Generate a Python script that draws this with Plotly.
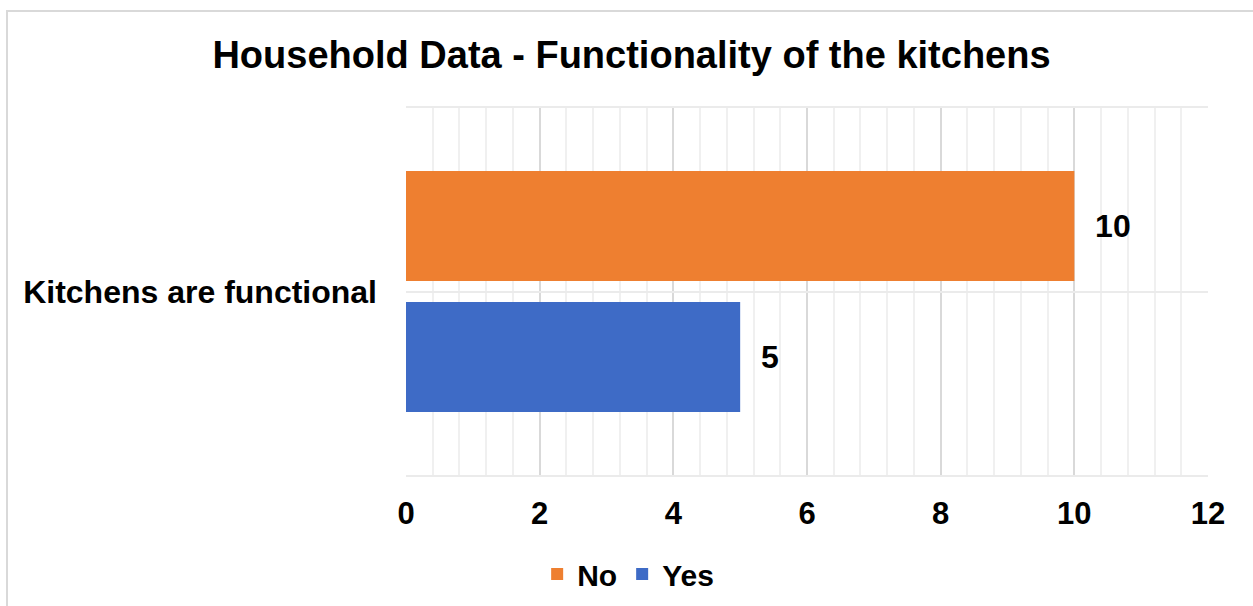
import plotly.graph_objects as go

# Survey result: are the household kitchens functional?
categories = ["Kitchens are functional"]
series_names = ["Yes", "No"]
yes_values = [5]
no_values = [10]

x_ticks = [0, 2, 4, 6, 8, 10, 12]

colors = {"Yes": "#3E6BC6", "No": "#EE7F30"}
font_family = "Liberation Sans, Arial, sans-serif"

fig = go.Figure()
for name, vals in zip(series_names, [yes_values, no_values]):
    fig.add_trace(go.Bar(
        name=name,
        y=categories,
        x=vals,
        orientation="h",
        marker=dict(color=colors[name], line=dict(width=0)),
        texttemplate="\u00a0\u00a0%{x}",
        textposition="outside",
        constraintext="none",
        cliponaxis=False,
        textfont=dict(family=font_family, size=32, color="#000000", weight="bold"),
    ))

fig.update_layout(
    width=1253,
    height=606,
    paper_bgcolor="white",
    plot_bgcolor="white",
    margin=dict(l=406, r=45, t=108, b=131, autoexpand=False),
    barmode="group",
    bargap=0.286,
    bargroupgap=0.16,
    title=dict(
        text="Household Data - Functionality of the kitchens",
        font=dict(family=font_family, size=38, color="#000000", weight="bold"),
        x=0.504, xanchor="center",
        y=0.91, yanchor="middle",
    ),
    legend=dict(
        orientation="h",
        traceorder="reversed",
        x=0.277, xanchor="center",
        y=-0.27, yanchor="middle",
        font=dict(family=font_family, size=30, color="#000000", weight="bold"),
        itemsizing="constant",
    ),
    xaxis=dict(
        range=[0, 12],
        tickvals=x_ticks,
        ticktext=[str(t) for t in x_ticks],
        showgrid=True,
        gridcolor="#D9D9D9",
        gridwidth=1.5,
        zeroline=False,
        showline=True,
        mirror=True,
        linecolor="#EBEBEB",
        linewidth=1.5,
        ticks="",
        ticklabelstandoff=10,
        tickfont=dict(family=font_family, size=31, color="#000000", weight="bold"),
        minor=dict(dtick=0.4, showgrid=True, gridcolor="#F0F0F0", gridwidth=1.5),
    ),
    yaxis=dict(
        showgrid=True,
        gridcolor="#EBEBEB",
        gridwidth=1.5,
        zeroline=False,
        showline=False,
        ticks="",
        ticklabelstandoff=28,
        tickfont=dict(family=font_family, size=32, color="#000000", weight="bold"),
    ),
    shapes=[
        # light frame around the whole chart area
        dict(
            type="rect", xref="paper", yref="paper",
            x0=(7 - 406) / 802, x1=1.1,
            y0=-0.5, y1=(475 - 11) / 367,
            line=dict(color="#D9D9D9", width=2),
            fillcolor="rgba(0,0,0,0)",
            layer="below",
        )
    ],
)

fig.write_html("out.html")
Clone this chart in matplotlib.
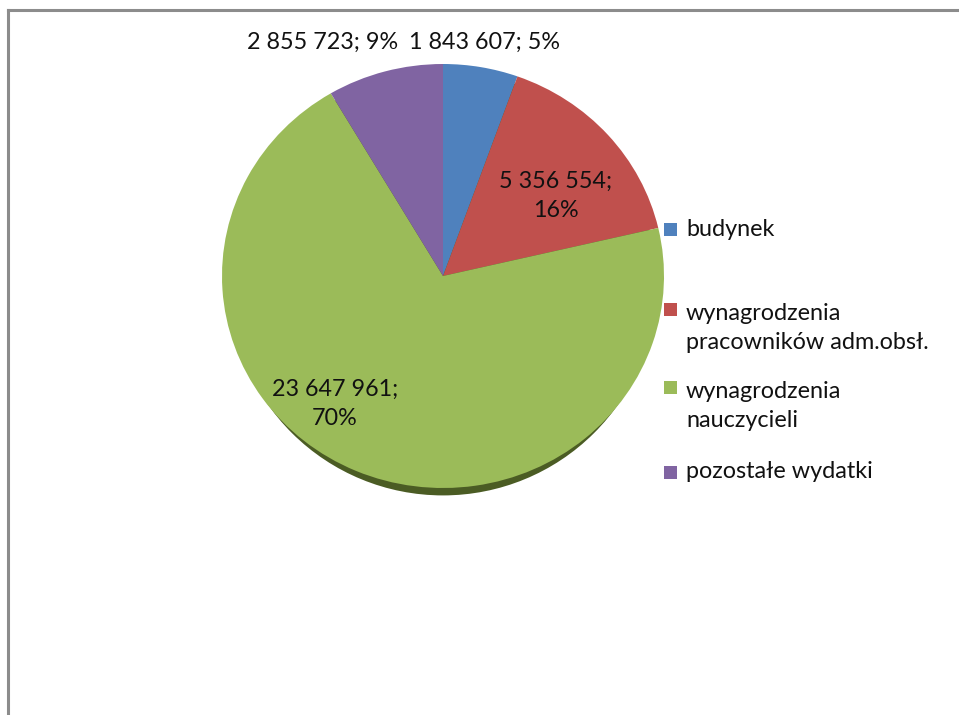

:::

▸ Written problem
Copy all lines above containing the string "chart".

▸ Solution to this exercise
        # light frame around the whole chart area
Clone this chart in matplotlib.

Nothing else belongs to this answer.